Il tentativo di vetta

Il resto, purtroppo, è cronaca. Prima di lasciare il campo-base Tamara sta male, ha problemi di stomaco e dissenteria. Durante la salita non ha forze, nei campi alti non riesce a mangiare. Non è ancora salita oltre i 6600 metri, sa di non essere in grado di tentare la vetta. Alla sua decisione di scendere contribuisce sapere che il campo 4 non c’è, e anche in caso di vittoria occorrerà una lunga discesa al buio.  

Nella tenda del campo 3, Tamara resta in un angolo per non disturbare i preparativi degli altri quattro, poi li vede partire nel buio. Il 5 febbraio attende per ore notizie, ma non arriva nulla. Decide di scendere, dopo aver lasciato un fornello e del cibo pronto per Juan Pablo. 

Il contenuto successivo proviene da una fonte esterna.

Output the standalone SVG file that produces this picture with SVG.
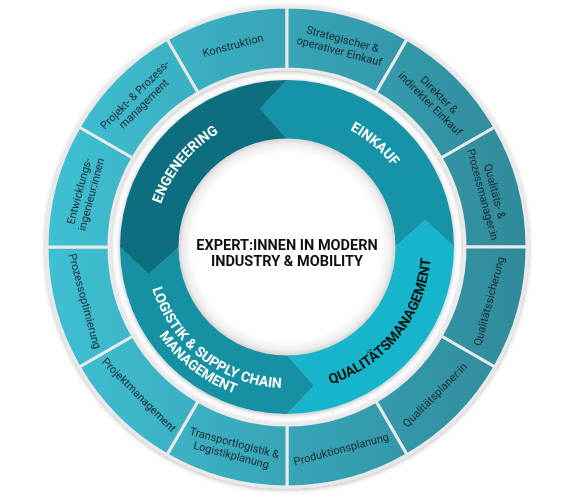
<svg xmlns="http://www.w3.org/2000/svg" width="580" height="497" viewBox="0 0 580 497">
  <defs>
    <linearGradient id="ringGrad" gradientUnits="userSpaceOnUse" x1="47" y1="247" x2="527" y2="247">
      <stop offset="0" stop-color="#3fc0d3"/>
      <stop offset="1" stop-color="#2f8a9a"/>
    </linearGradient>
    <radialGradient id="coreGrad" cx="287" cy="247" r="109" gradientUnits="userSpaceOnUse">
      <stop offset="0" stop-color="#ffffff"/>
      <stop offset="0.86" stop-color="#ffffff"/>
      <stop offset="0.95" stop-color="#eeeeee"/>
      <stop offset="1" stop-color="#d2d2d2"/>
    </radialGradient>
    <filter id="shadow" x="-10%" y="-10%" width="120%" height="120%">
      <feDropShadow dx="0" dy="1" stdDeviation="2.5" flood-color="#000" flood-opacity="0.3"/>
    </filter>
    <path id="pEng" d="M 162.83,294.66 A 133 133 0 0 1 307.80,115.64"/>
    <path id="pEin" d="M 242.60,121.63 A 133 133 0 0 1 417.78,271.23"/>
    <path id="pQual" d="M 265.71,389.42 A 144 144 0 0 0 420.98,194.22"/>
    <path id="pLog1" d="M 152.52,204.60 A 141 141 0 0 0 362.76,365.92"/>
    <path id="pLog2" d="M 138.70,200.24 A 155.5 155.5 0 0 0 370.55,378.15"/>
  </defs>
  <style>
    .seg { fill: url(#ringGrad); stroke: #e9e9e9; stroke-width: 3; stroke-linejoin: round; }
    .lbl { font-family: Roboto, "Liberation Sans", sans-serif; font-size: 11px; fill: #1b2730; text-anchor: middle; }
    .arr { font-family: Roboto, "Liberation Sans", sans-serif; font-size: 14px; font-weight: 700; fill: #ffffff; text-anchor: middle; }
    .core { font-family: Roboto, "Liberation Sans", sans-serif; font-size: 14.5px; font-weight: 700; fill: #111111; text-anchor: middle; }
  </style>
  <rect width="580" height="497" fill="#ffffff"/>

  <g id="outer-ring" filter="url(#shadow)">
    <g id="konstruktion">
      <path class="seg" d="M 167,39.15 A 240 240 0 0 1 287,7 L 287,69 A 178 178 0 0 0 198,92.85 Z"/>
      <text class="lbl" transform="translate(232.91,45.13) rotate(-15)" y="4">Konstruktion</text>
    </g>
    <g id="strategischer-einkauf">
      <path class="seg" d="M 287,7 A 240 240 0 0 1 407,39.15 L 376,92.85 A 178 178 0 0 0 287,69 Z"/>
      <text class="lbl" transform="translate(341.09,45.13) rotate(15)"><tspan x="0" y="-2.5">Strategischer &amp;</tspan><tspan x="0" y="10">operativer Einkauf</tspan></text>
    </g>
    <g id="direkter-einkauf">
      <path class="seg" d="M 407,39.15 A 240 240 0 0 1 494.85,127 L 441.15,158 A 178 178 0 0 0 376,92.85 Z"/>
      <text class="lbl" transform="translate(434.78,99.22) rotate(45)"><tspan x="0" y="-2.5">Direkter &amp;</tspan><tspan x="0" y="10">indirekter Einkauf</tspan></text>
    </g>
    <g id="qualitaets-prozessmanager">
      <path class="seg" d="M 494.85,127 A 240 240 0 0 1 527,247 L 465,247 A 178 178 0 0 0 441.15,158 Z"/>
      <text class="lbl" transform="translate(488.87,192.91) rotate(75)"><tspan x="0" y="-2.5">Qualitäts- &amp;</tspan><tspan x="0" y="10">Prozessmanager:in</tspan></text>
    </g>
    <g id="qualitaetssicherung">
      <path class="seg" d="M 527,247 A 240 240 0 0 1 494.85,367 L 441.15,336 A 178 178 0 0 0 465,247 Z"/>
      <text class="lbl" transform="translate(488.87,301.09) rotate(-75)" y="4">Qualitätssicherung</text>
    </g>
    <g id="qualitaetsplaner">
      <path class="seg" d="M 494.85,367 A 240 240 0 0 1 407,454.85 L 376,401.15 A 178 178 0 0 0 441.15,336 Z"/>
      <text class="lbl" transform="translate(434.78,394.78) rotate(-45)" y="4">Qualitätsplaner:in</text>
    </g>
    <g id="produktionsplanung">
      <path class="seg" d="M 407,454.85 A 240 240 0 0 1 287,487 L 287,425 A 178 178 0 0 0 376,401.15 Z"/>
      <text class="lbl" transform="translate(341.09,448.87) rotate(-15)" y="4">Produktionsplanung</text>
    </g>
    <g id="transportlogistik">
      <path class="seg" d="M 287,487 A 240 240 0 0 1 167,454.85 L 198,401.15 A 178 178 0 0 0 287,425 Z"/>
      <text class="lbl" transform="translate(232.91,448.87) rotate(15)"><tspan x="0" y="-2.5">Transportlogistik &amp;</tspan><tspan x="0" y="10">Logistikplanung</tspan></text>
    </g>
    <g id="projektmanagement">
      <path class="seg" d="M 167,454.85 A 240 240 0 0 1 79.15,367 L 132.85,336 A 178 178 0 0 0 198,401.15 Z"/>
      <text class="lbl" transform="translate(139.22,394.78) rotate(45)" y="4">Projektmanagement</text>
    </g>
    <g id="prozessoptimierung">
      <path class="seg" d="M 79.15,367 A 240 240 0 0 1 47,247 L 109,247 A 178 178 0 0 0 132.85,336 Z"/>
      <text class="lbl" transform="translate(85.13,301.09) rotate(75)" y="4">Prozessoptimierung</text>
    </g>
    <g id="entwicklungsingenieure">
      <path class="seg" d="M 47,247 A 240 240 0 0 1 79.15,127 L 132.85,158 A 178 178 0 0 0 109,247 Z"/>
      <text class="lbl" transform="translate(85.13,192.91) rotate(-75)"><tspan x="0" y="-2.5">Entwicklungs-</tspan><tspan x="0" y="10">ingenieur:innen</tspan></text>
    </g>
    <g id="projekt-prozessmanagement">
      <path class="seg" d="M 79.15,127 A 240 240 0 0 1 167,39.15 L 198,92.85 A 178 178 0 0 0 132.85,158 Z"/>
      <text class="lbl" transform="translate(139.22,99.22) rotate(-45)"><tspan x="0" y="-2.5">Projekt- &amp; Prozess-</tspan><tspan x="0" y="10">management</tspan></text>
    </g>
  </g>

  <g id="connectors"></g>

  <g id="arrow-ring" filter="url(#shadow)">
    <g id="einkauf">
      <path fill="#1393a6" d="M 287,80 A 167 167 0 0 1 454,247 L 425.41,220.10 L 395,247 A 108 108 0 0 0 287,139 L 260.10,108.59 Z"/>
    </g>
    <g id="qualitaetsmanagement">
      <path fill="#17b5cc" d="M 454,247 A 167 167 0 0 1 287,414 L 313.90,385.41 L 287,355 A 108 108 0 0 0 395,247 L 425.41,220.10 Z"/>
    </g>
    <g id="logistik">
      <path fill="#1290a3" d="M 287,414 A 167 167 0 0 1 120,247 L 148.59,273.90 L 179,247 A 108 108 0 0 0 287,355 L 313.90,385.41 Z"/>
    </g>
    <g id="engeneering">
      <path fill="#0e6e7f" d="M 120,247 A 167 167 0 0 1 287,80 L 260.10,108.59 L 287,139 A 108 108 0 0 0 179,247 L 148.59,273.90 Z"/>
    </g>
  </g>

  <g id="arrow-labels">
    <text class="arr"><textPath href="#pEng" startOffset="50%">ENGENEERING</textPath></text>
    <text class="arr"><textPath href="#pEin" startOffset="50%">EINKAUF</textPath></text>
    <text class="arr" style="fill:#111111"><textPath href="#pQual" startOffset="50%">QUALITÄTSMANAGEMENT</textPath></text>
    <text class="arr"><textPath href="#pLog1" startOffset="50%">LOGISTIK &amp; SUPPLY CHAIN</textPath></text>
    <text class="arr"><textPath href="#pLog2" startOffset="50%">MANAGEMENT</textPath></text>
  </g>

  <g id="center">
    <circle cx="287" cy="247" r="108.5" fill="url(#coreGrad)"/>
    <text class="core"><tspan x="287" y="249.5">EXPERT:INNEN IN MODERN</tspan><tspan x="287" y="266">INDUSTRY &amp; MOBILITY</tspan></text>
  </g>
</svg>
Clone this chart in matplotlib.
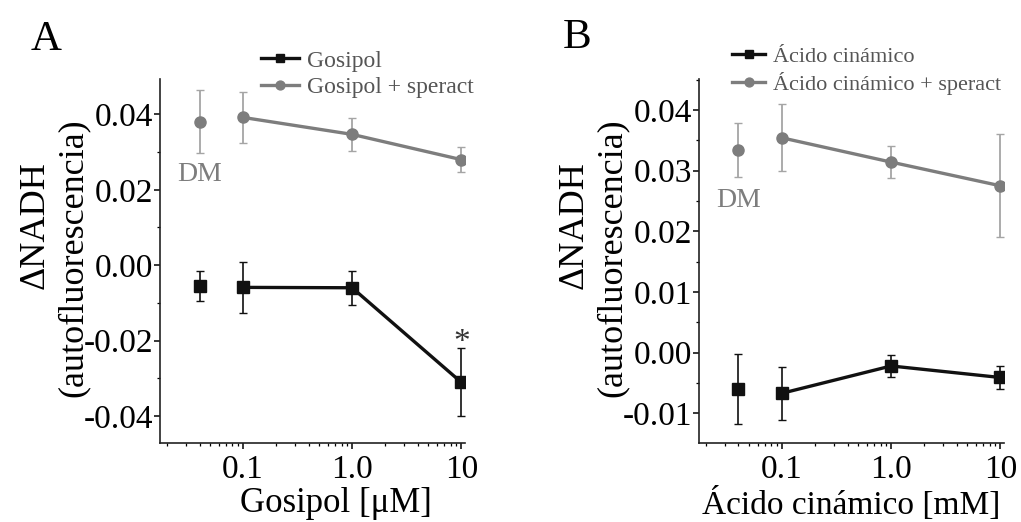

Mentre si abbassa lungo le corde fisse, riceve la notizia che Atanas Skatov è caduto ed è morto. Nell’ultimo tratto, sul ghiacciaio pianeggiante tra lo Sperone Abruzzi e il campo-base, Tamara si perde insieme a un alpinista irlandese. Poi, mentre Sayed Sadpara rinuncia, e da suo padre Snorri e Mohr non arrivano più notizie, al campo-base e nel mondo iniziano le polemiche. L’alpinista pakistano Nazir Sabir accusa i nepalesi di aver tolto le corde fisse in discesa, Nirmal Purja e gli altri, che ormai sono tornati a Kathmandu, ribattono che le corde ci sono. Io posso raccontare di quel che conosco, e cioè della situazione fino al campo 3. Delle corde fisse non so, ma non riesco a immaginare che i nepalesi possano averle rimosse” prosegue di Tamara. “Più volte sullo Sperone Abruzzi ho visto i chiodi a cui erano ancorate uscire dalle fessure. Era come se il K2 non ci volesse. Però sono sicura che Alì, John e JP sono arrivati sulla cima”.  

Poi la decisione di tornare, il sollievo del padre e della madre quando li informa della sua decisione. A Skardu, Tamara partecipa alla commovente manifestazione in ricordo degli alpinisti scomparsi, che vede migliaia di luci accese nelle case e nelle strade della città. Infine il ritorno, la quarantena, un dolore che non passa. “Ho bisogno di stare in pace, di riflettere, di piangere quando ne ho bisogno. Ora è il momento di dare tempo al tempo”.